Task details: Retype word for word the first line of the listing and each line after it up to the line with "import seaborn as sns", with the pictures taken out.

### Provided material

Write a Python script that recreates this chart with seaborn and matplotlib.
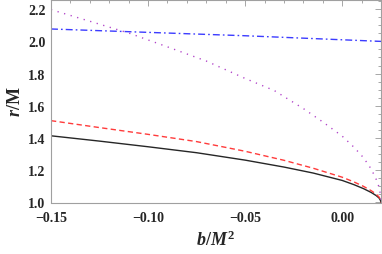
import numpy as np
import pandas as pd
import matplotlib
matplotlib.use("Agg")
import matplotlib.pyplot as plt
import seaborn as sns

# Data
b_black = [-0.15, -0.125, -0.10, -0.075, -0.05, -0.03, -0.015, 0.0, 0.006, 0.011, 0.015, 0.0175, 0.019, 0.0197, 0.02]
r_black = [1.414, 1.381, 1.346, 1.309, 1.263, 1.220, 1.183, 1.137, 1.111, 1.086, 1.062, 1.043, 1.028, 1.014, 1.0]

b_red = [-0.15, -0.125, -0.10, -0.075, -0.05, -0.03, -0.015, 0.0, 0.006, 0.011, 0.015, 0.0175, 0.019, 0.0197, 0.02]
r_red = [1.508, 1.465, 1.423, 1.378, 1.318, 1.262, 1.213, 1.157, 1.128, 1.100, 1.073, 1.052, 1.034, 1.018, 1.0]

b_purple = [-0.15, -0.13, -0.11, -0.09, -0.07, -0.05, -0.035, -0.02, -0.01, 0.0, 0.006, 0.011, 0.015, 0.018, 0.019, 0.0197, 0.02]
r_purple = [2.197, 2.125, 2.052, 1.966, 1.878, 1.770, 1.695, 1.583, 1.500, 1.412, 1.344, 1.278, 1.207, 1.132, 1.094, 1.050, 1.0]

b_blue = [-0.15, -0.10, -0.05, 0.0, 0.02]
r_blue = [2.077, 2.056, 2.035, 2.010, 2.000]

x_ticks = [-0.15, -0.10, -0.05, 0.00]
x_ticklabels = ["\u22120.15", "\u22120.10", "\u22120.05", "0.00"]
y_ticks = [1.0, 1.2, 1.4, 1.6, 1.8, 2.0, 2.2]
y_ticklabels = ["1.0", "1.2", "1.4", "1.6", "1.8", "2.0", "2.2"]

sns.set_style("white")
plt.rcParams["font.family"] = ["Liberation Serif", "DejaVu Serif"]
plt.rcParams["mathtext.fontset"] = "custom"
plt.rcParams["mathtext.rm"] = "Liberation Serif:bold"
plt.rcParams["mathtext.it"] = "Liberation Serif:bold:italic"
plt.rcParams["mathtext.bf"] = "Liberation Serif:bold"

fig = plt.figure(figsize=(3.82, 2.55), dpi=100)
ax = fig.add_axes([51 / 382, (255 - 203.5) / 255, (381 - 51) / 382, 203.0 / 255])

series = [
    (b_black, r_black, "#262626", None),
    (b_red, r_red, "#ff3b3b", (3.8, 2.4)),
    (b_purple, r_purple, "#b040c8", (0.9, 4.0)),
    (b_blue, r_blue, "#3c3cff", (5.0, 2.2, 1.2, 2.2)),
]
for bx, ry, col, dash in series:
    df = pd.DataFrame({"b": bx, "r": ry})
    sns.lineplot(data=df, x="b", y="r", ax=ax, color=col, linewidth=1.0,
                 estimator=None, sort=False)
    line = ax.lines[-1]
    if dash is not None:
        line.set_dashes(dash)

ax.set_xlim(-0.15, 0.02)
ax.set_ylim(1.0, 2.26)
ax.set_xticks(x_ticks)
ax.set_xticklabels(x_ticklabels, fontweight="bold", fontsize=10)
ax.set_yticks(y_ticks)
ax.set_yticklabels(y_ticklabels, fontweight="bold", fontsize=10)
ax.set_xticks(np.arange(-0.15, 0.0201, 0.01), minor=True)
ax.set_yticks(np.arange(1.0, 2.26, 0.05), minor=True)
ax.tick_params(which="both", direction="in", top=True, right=True,
               color="#999999", width=0.6)
ax.tick_params(which="major", length=4)
ax.tick_params(axis="x", which="major", pad=6)
ax.tick_params(axis="y", which="major", pad=4)
ax.tick_params(which="minor", length=2)
for s in ax.spines.values():
    s.set_color("#a0a0a0")
    s.set_linewidth(0.8)

ax.set_xlabel(r"$b/M^{\mathbf{2}}$", fontsize=13, labelpad=4)
ax.set_ylabel(r"$r/\mathrm{M}$", fontsize=13, labelpad=3)

fig.savefig("out.png", dpi=100)
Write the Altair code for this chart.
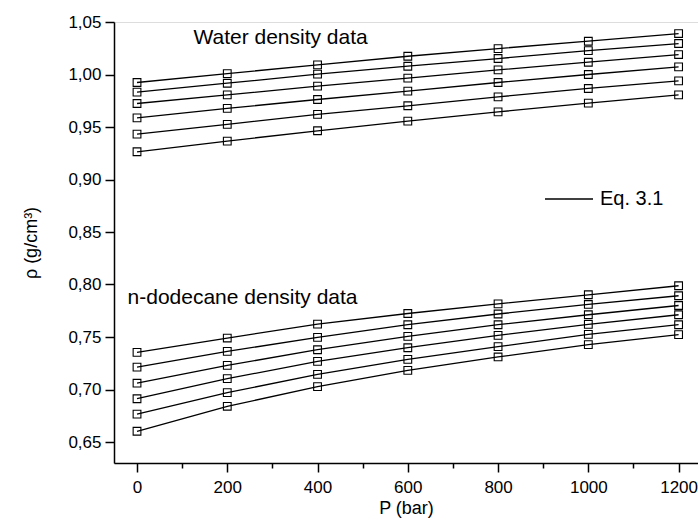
import altair as alt
import pandas as pd

# ---- data ----
P = [0, 200, 400, 600, 800, 1000, 1200]

water = [
    [0.9924, 1.0009, 1.0091, 1.0174, 1.0247, 1.0317, 1.0390],
    [0.9832, 0.9917, 1.0003, 1.0079, 1.0152, 1.0228, 1.0295],
    [0.9724, 0.9806, 0.9889, 0.9965, 1.0044, 1.0117, 1.0190],
    [0.9587, 0.9677, 0.9762, 0.9841, 0.9924, 1.0000, 1.0072],
    [0.9432, 0.9525, 0.9620, 0.9702, 0.9787, 0.9867, 0.9939],
    [0.9264, 0.9366, 0.9464, 0.9556, 0.9644, 0.9727, 0.9806],
]
dodecane = [
    [0.7353, 0.7490, 0.7623, 0.7724, 0.7816, 0.7902, 0.7988],
    [0.7213, 0.7363, 0.7496, 0.7617, 0.7719, 0.7810, 0.7893],
    [0.7060, 0.7230, 0.7379, 0.7506, 0.7617, 0.7712, 0.7800],
    [0.6912, 0.7103, 0.7268, 0.7398, 0.7515, 0.7620, 0.7712],
    [0.6765, 0.6970, 0.7144, 0.7287, 0.7408, 0.7525, 0.7617],
    [0.6602, 0.6840, 0.7027, 0.7182, 0.7310, 0.7427, 0.7522],
]

x_ticks = [0, 100, 200, 300, 400, 500, 600, 700, 800, 900, 1000, 1100, 1200]
y_ticks = [0.65, 0.675, 0.70, 0.725, 0.75, 0.775, 0.80, 0.825, 0.85, 0.875,
           0.90, 0.925, 0.95, 0.975, 1.00, 1.025, 1.05]

label_text = ["Water density data", "n-dodecane density data"]
label_x = [125, -21]
label_y = [1.0288, 0.7817]

legend_name = "Eq. 3.1"

# ---- tables ----
rows = []
for name, group in (("water", water), ("dodecane", dodecane)):
    for i, series in enumerate(group):
        for p, v in zip(P, series):
            rows.append({"P": p, "rho": v, "series": f"{name}{i}", "fit": legend_name})
df = pd.DataFrame(rows)
labels_df = pd.DataFrame({"text": label_text, "x": label_x, "y": label_y})

FONT = "Liberation Sans"
xscale = alt.Scale(domain=[-51, 1243], nice=False, zero=False)
yscale = alt.Scale(domain=[0.63, 1.05], nice=False, zero=False)

x_major = "datum.value % 200 === 0"
y_major = "abs(datum.value * 20 - round(datum.value * 20)) < 0.001"

x_axis = alt.Axis(values=x_ticks, title="P (bar)", orient="bottom", grid=False,
                  domainColor="black", domainWidth=1.5, tickColor="black", tickWidth=1.5,
                  tickSize={"condition": {"test": x_major, "value": 9}, "value": 5},
                  labelExpr=f"{x_major} ? format(datum.value, 'd') : ''",
                  labelOverlap=False,
                  labelFont=FONT, labelFontSize=17, labelColor="black",
                  labelPadding=7, titleFont=FONT, titleFontSize=18, titleFontWeight="normal",
                  titleColor="black", titlePadding=4, labelFlush=False)
y_axis = alt.Axis(values=y_ticks, title="ρ (g/cm³)", orient="left", grid=False,
                  domainColor="black", domainWidth=1.5, tickColor="black", tickWidth=1.5,
                  tickSize={"condition": {"test": y_major, "value": 9}, "value": 5},
                  labelExpr=f"{y_major} ? replace(format(datum.value, '.2f'), '.', ',') : ''",
                  labelOverlap=False,
                  labelFont=FONT, labelFontSize=17, labelColor="black", labelPadding=4,
                  titleFont=FONT, titleFontSize=18, titleFontWeight="normal",
                  titleColor="black", titlePadding=27, labelFlush=False)

lines = alt.Chart(df).mark_line(strokeWidth=1.3).encode(
    x=alt.X("P:Q", scale=xscale, axis=x_axis),
    y=alt.Y("rho:Q", scale=yscale, axis=y_axis),
    detail="series:N",
    color=alt.Color("fit:N", scale=alt.Scale(range=["black"]),
                    legend=alt.Legend(title=None, orient="none", legendX=430, legendY=152,
                                      symbolType="stroke", symbolSize=2304,
                                      symbolStrokeWidth=1.3, labelFont=FONT,
                                      labelFontSize=20, labelColor="black", labelOffset=6)),
)

points = alt.Chart(df).mark_point(shape="square", filled=False, size=60, color="black",
                                  strokeWidth=1.1, opacity=1).encode(
    x=alt.X("P:Q", scale=xscale),
    y=alt.Y("rho:Q", scale=yscale),
)

texts = alt.Chart(labels_df).mark_text(align="left", baseline="alphabetic", font=FONT,
                                       fontSize=21, color="black").encode(
    x=alt.X("x:Q", scale=xscale),
    y=alt.Y("y:Q", scale=yscale),
    text="text:N",
)

chart = alt.layer(lines, points, texts).properties(
    width=584, height=441,
    autosize=alt.AutoSizeParams(type="none"),
    padding={"left": 114, "top": 22, "right": 0, "bottom": 64},
).configure_view(stroke=None).configure(background="white")

chart.save("out.html", embed_options={"renderer": "svg", "actions": False})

######

Task solution:
Write a Python script that recreates this chart with seaborn and matplotlib.
import numpy as np
import pandas as pd
import matplotlib
matplotlib.use("Agg")
import matplotlib.pyplot as plt
import seaborn as sns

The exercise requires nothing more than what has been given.